A verbatim copy is needed of the lines from the one containing "Generate a Python" down to the one containing "ax = fig.add_axes([118", inclusive. Print it with no pictures.

_DATA RECORDS_:

— Start —

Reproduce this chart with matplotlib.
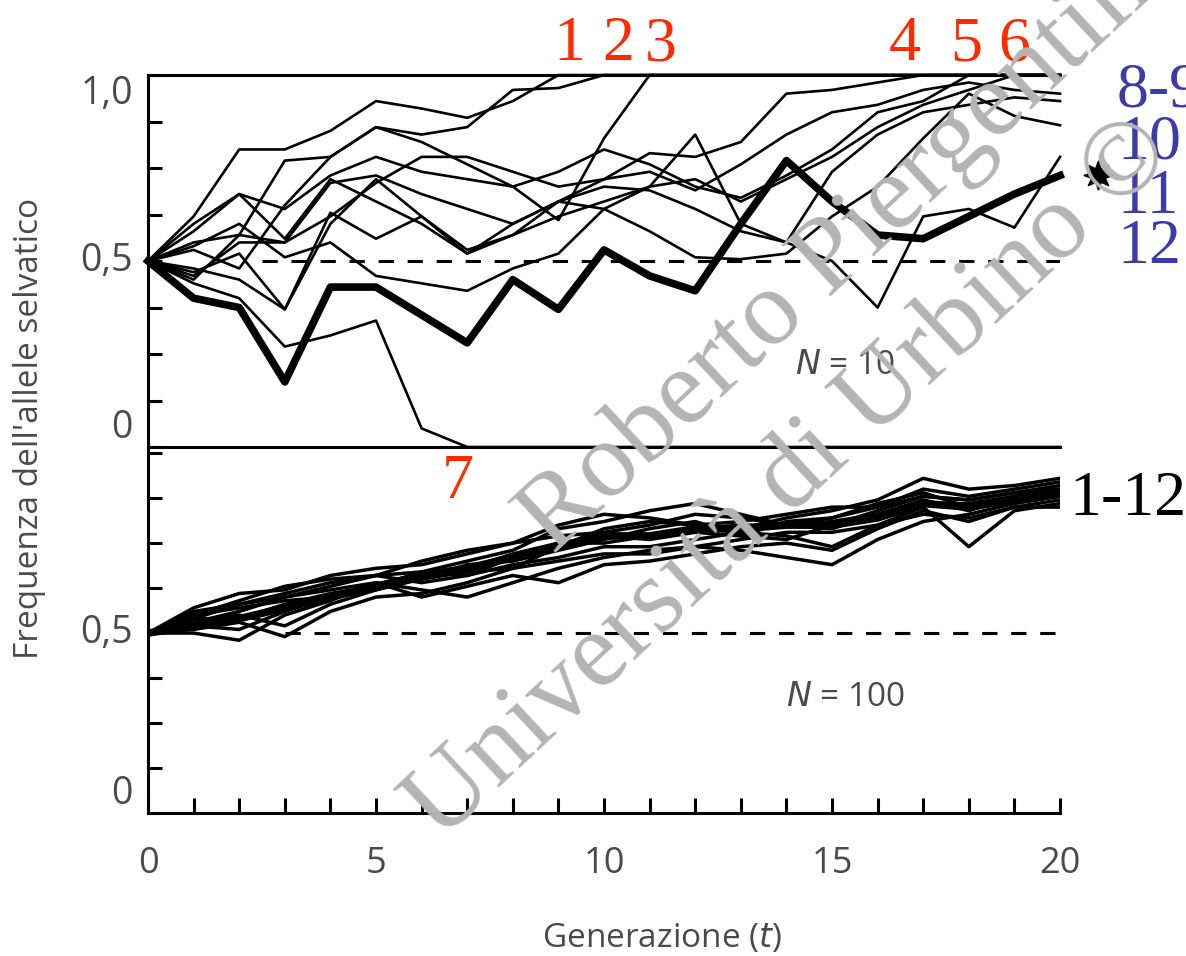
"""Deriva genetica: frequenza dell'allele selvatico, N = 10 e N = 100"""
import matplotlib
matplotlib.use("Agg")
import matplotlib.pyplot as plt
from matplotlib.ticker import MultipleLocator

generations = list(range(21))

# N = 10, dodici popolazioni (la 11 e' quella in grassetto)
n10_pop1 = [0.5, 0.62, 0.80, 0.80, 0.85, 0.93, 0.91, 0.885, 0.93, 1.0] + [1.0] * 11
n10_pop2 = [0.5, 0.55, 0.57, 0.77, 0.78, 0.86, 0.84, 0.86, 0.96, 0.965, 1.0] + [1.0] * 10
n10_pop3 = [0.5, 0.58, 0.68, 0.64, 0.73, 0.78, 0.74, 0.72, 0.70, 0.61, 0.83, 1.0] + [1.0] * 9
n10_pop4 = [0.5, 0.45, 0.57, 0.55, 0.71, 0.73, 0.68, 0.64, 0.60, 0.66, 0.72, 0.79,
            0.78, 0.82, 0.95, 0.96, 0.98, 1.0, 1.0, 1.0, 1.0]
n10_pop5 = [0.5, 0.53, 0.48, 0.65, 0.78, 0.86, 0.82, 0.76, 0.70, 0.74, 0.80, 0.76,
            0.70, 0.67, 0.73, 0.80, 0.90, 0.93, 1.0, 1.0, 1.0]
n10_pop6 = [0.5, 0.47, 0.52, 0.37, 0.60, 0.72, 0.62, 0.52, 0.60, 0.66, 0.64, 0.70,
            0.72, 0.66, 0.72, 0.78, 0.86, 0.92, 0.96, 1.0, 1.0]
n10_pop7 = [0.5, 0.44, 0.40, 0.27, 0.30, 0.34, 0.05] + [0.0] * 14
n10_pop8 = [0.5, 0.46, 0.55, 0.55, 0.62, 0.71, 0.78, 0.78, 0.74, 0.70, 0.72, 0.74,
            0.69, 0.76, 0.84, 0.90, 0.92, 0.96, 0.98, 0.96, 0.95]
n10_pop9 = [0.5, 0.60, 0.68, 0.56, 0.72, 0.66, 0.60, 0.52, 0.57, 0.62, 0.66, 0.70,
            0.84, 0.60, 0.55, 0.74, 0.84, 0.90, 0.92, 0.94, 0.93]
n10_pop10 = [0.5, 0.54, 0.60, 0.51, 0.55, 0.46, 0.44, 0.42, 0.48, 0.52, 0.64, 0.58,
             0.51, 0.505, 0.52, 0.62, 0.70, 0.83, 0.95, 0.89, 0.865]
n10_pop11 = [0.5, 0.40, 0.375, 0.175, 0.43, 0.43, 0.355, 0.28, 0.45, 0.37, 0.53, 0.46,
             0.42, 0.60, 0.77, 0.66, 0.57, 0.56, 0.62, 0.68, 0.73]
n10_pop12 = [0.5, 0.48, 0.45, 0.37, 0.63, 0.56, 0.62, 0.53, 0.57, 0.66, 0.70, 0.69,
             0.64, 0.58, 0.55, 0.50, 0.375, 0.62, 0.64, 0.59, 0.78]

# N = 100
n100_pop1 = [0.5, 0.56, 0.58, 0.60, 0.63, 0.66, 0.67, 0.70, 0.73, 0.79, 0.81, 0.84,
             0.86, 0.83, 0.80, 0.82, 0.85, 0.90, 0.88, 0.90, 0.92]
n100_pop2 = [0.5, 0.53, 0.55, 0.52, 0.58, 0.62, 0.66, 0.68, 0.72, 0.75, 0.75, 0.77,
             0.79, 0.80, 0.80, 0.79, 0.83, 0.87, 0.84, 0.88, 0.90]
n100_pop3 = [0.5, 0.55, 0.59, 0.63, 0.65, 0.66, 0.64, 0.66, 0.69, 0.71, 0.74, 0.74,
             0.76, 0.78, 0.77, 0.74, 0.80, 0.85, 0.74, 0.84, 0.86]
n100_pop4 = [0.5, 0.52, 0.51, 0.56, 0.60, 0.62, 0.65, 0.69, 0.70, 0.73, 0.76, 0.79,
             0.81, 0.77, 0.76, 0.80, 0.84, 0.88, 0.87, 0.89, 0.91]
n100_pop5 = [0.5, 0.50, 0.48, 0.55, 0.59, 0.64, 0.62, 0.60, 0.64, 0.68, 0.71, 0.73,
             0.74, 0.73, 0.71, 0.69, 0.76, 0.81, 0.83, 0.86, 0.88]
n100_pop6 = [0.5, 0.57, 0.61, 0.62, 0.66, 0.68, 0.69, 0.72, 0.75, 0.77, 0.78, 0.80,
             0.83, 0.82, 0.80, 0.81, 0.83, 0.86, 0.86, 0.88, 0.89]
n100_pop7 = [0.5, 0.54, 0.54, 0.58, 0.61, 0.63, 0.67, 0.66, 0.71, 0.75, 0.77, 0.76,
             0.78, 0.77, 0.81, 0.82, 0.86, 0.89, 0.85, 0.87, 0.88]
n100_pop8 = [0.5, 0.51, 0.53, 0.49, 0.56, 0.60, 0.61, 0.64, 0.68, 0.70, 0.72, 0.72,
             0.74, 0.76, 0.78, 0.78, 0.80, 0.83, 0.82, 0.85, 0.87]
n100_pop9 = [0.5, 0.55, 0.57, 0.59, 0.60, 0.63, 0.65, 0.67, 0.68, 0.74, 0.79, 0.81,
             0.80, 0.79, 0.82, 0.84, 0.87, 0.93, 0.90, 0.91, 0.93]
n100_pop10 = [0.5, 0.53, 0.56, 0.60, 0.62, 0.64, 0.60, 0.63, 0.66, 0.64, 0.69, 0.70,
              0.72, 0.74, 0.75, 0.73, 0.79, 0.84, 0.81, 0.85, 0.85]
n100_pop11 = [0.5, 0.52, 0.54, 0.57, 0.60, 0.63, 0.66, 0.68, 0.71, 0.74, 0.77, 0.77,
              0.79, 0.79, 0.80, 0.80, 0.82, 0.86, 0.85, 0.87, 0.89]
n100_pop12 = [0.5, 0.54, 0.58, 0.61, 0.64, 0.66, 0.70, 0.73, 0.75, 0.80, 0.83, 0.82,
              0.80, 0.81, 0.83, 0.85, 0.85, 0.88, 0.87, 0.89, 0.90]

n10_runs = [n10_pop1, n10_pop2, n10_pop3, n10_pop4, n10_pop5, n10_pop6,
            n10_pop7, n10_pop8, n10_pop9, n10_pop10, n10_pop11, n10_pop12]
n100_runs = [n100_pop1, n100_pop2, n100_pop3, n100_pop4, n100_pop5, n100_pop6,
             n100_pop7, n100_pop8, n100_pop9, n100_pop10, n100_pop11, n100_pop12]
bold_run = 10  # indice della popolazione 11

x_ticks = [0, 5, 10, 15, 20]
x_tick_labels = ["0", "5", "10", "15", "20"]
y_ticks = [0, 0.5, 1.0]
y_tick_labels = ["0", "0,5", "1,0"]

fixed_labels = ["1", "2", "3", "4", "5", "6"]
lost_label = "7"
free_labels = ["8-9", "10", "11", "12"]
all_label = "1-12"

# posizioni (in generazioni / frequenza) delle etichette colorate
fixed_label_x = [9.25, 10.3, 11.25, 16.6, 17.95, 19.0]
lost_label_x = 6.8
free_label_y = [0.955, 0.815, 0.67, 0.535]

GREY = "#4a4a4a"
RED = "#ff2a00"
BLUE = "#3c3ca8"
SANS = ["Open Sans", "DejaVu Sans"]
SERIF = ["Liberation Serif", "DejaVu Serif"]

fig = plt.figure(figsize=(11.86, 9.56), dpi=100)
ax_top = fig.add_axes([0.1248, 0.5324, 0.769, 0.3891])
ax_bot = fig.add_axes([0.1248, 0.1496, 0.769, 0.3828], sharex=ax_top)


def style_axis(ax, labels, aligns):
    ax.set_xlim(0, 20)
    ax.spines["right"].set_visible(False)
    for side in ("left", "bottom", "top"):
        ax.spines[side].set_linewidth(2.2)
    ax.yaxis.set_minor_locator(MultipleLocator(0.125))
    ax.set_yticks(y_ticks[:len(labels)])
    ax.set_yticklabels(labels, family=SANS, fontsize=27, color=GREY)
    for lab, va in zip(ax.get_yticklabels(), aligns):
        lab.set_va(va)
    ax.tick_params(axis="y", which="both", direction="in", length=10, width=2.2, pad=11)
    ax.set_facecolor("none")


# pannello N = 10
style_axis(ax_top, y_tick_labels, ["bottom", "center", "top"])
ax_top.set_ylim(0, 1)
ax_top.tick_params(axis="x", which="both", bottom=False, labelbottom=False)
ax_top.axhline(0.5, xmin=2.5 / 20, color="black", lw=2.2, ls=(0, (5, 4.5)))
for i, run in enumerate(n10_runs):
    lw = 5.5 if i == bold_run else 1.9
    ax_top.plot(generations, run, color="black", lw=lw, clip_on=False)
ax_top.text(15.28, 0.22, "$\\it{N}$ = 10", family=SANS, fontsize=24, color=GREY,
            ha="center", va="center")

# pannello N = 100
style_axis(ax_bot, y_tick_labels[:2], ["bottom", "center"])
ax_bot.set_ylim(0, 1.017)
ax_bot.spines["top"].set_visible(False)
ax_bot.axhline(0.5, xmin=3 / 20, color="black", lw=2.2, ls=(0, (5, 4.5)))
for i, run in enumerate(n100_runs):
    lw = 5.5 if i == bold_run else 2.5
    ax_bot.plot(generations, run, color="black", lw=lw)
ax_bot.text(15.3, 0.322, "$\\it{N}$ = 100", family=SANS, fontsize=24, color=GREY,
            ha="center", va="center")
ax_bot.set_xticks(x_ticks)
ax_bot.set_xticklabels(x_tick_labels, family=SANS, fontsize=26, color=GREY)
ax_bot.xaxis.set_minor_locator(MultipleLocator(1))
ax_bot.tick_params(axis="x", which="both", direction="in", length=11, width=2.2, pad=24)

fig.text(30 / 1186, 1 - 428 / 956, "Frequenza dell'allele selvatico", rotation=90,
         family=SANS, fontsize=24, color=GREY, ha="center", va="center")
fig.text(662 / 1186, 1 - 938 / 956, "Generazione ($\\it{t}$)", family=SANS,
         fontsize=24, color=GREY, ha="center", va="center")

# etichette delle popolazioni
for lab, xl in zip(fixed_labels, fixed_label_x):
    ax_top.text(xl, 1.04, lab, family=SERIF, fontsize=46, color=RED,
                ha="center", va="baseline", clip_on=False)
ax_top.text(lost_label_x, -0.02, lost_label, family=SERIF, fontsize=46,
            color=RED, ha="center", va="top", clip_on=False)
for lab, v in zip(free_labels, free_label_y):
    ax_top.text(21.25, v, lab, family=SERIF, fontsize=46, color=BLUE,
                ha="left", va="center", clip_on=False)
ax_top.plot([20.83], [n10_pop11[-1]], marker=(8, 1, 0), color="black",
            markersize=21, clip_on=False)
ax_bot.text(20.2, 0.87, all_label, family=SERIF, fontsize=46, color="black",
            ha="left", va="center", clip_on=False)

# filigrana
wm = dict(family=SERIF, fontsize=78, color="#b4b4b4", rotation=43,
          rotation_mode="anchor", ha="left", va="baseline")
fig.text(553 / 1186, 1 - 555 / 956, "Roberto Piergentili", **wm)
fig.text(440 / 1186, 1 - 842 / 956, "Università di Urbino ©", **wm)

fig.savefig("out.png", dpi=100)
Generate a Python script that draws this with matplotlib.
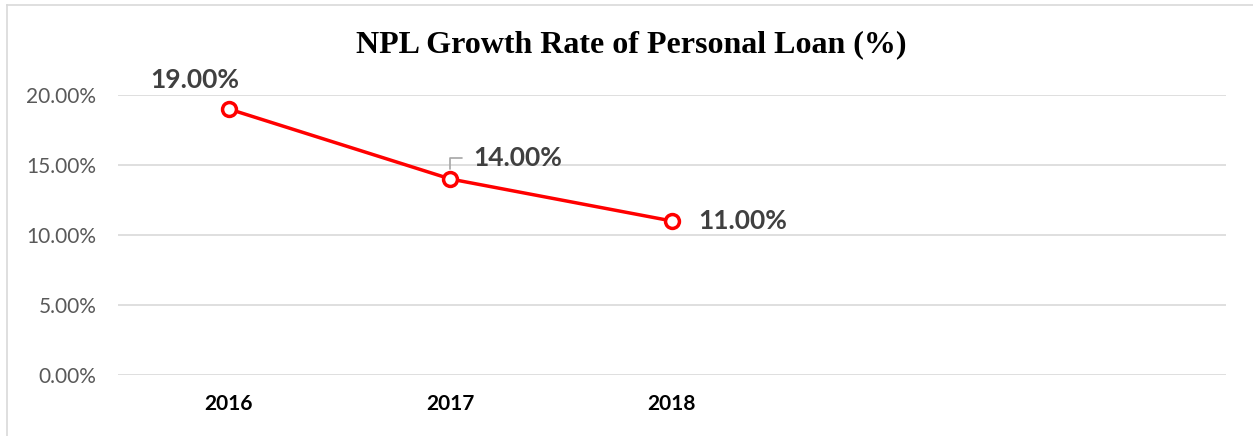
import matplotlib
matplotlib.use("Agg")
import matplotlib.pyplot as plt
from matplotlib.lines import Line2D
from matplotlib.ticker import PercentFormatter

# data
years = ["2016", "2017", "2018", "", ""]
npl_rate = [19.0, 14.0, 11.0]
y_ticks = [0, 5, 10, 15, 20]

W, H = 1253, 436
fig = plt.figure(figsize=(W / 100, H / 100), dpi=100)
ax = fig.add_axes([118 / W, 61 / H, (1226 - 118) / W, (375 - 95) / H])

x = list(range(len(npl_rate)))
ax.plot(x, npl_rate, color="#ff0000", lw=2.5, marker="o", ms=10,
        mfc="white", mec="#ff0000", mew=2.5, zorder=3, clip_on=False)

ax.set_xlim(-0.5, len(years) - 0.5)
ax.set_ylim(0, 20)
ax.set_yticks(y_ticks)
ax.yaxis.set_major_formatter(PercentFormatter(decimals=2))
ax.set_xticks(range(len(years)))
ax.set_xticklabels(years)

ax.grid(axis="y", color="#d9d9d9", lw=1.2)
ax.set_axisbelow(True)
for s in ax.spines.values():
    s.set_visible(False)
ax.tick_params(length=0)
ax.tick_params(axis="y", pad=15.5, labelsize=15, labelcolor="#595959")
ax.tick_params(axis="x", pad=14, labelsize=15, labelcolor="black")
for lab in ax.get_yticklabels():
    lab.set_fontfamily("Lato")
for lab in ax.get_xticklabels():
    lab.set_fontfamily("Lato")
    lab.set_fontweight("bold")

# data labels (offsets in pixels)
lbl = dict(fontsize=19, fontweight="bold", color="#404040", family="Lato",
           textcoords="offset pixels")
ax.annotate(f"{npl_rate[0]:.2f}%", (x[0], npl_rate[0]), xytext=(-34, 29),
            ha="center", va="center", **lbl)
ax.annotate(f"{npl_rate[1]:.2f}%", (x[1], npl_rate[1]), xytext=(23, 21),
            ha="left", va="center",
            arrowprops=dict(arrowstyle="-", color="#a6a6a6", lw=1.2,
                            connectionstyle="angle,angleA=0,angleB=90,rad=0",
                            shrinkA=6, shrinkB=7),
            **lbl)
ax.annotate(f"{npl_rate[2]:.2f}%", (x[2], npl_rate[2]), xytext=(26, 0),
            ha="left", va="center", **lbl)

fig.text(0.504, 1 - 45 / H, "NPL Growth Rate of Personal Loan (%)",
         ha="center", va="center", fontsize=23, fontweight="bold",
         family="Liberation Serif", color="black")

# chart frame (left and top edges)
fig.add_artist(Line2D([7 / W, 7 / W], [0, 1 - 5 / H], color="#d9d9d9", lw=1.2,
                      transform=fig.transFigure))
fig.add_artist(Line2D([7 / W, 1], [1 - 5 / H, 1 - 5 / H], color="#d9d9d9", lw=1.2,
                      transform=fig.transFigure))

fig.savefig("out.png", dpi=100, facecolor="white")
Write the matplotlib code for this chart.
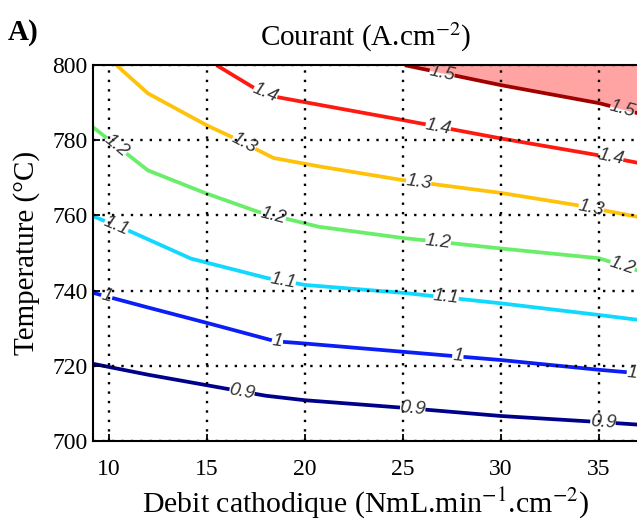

— End —

_WORKED ANSWER_:
Generate a Python script that draws this with matplotlib.
import matplotlib
matplotlib.use("Agg")
import matplotlib.pyplot as plt
from matplotlib.lines import Line2D
from matplotlib.ticker import PercentFormatter

# data
years = ["2016", "2017", "2018", "", ""]
npl_rate = [19.0, 14.0, 11.0]
y_ticks = [0, 5, 10, 15, 20]

W, H = 1253, 436
fig = plt.figure(figsize=(W / 100, H / 100), dpi=100)
ax = fig.add_axes([118 / W, 61 / H, (1226 - 118) / W, (375 - 95) / H])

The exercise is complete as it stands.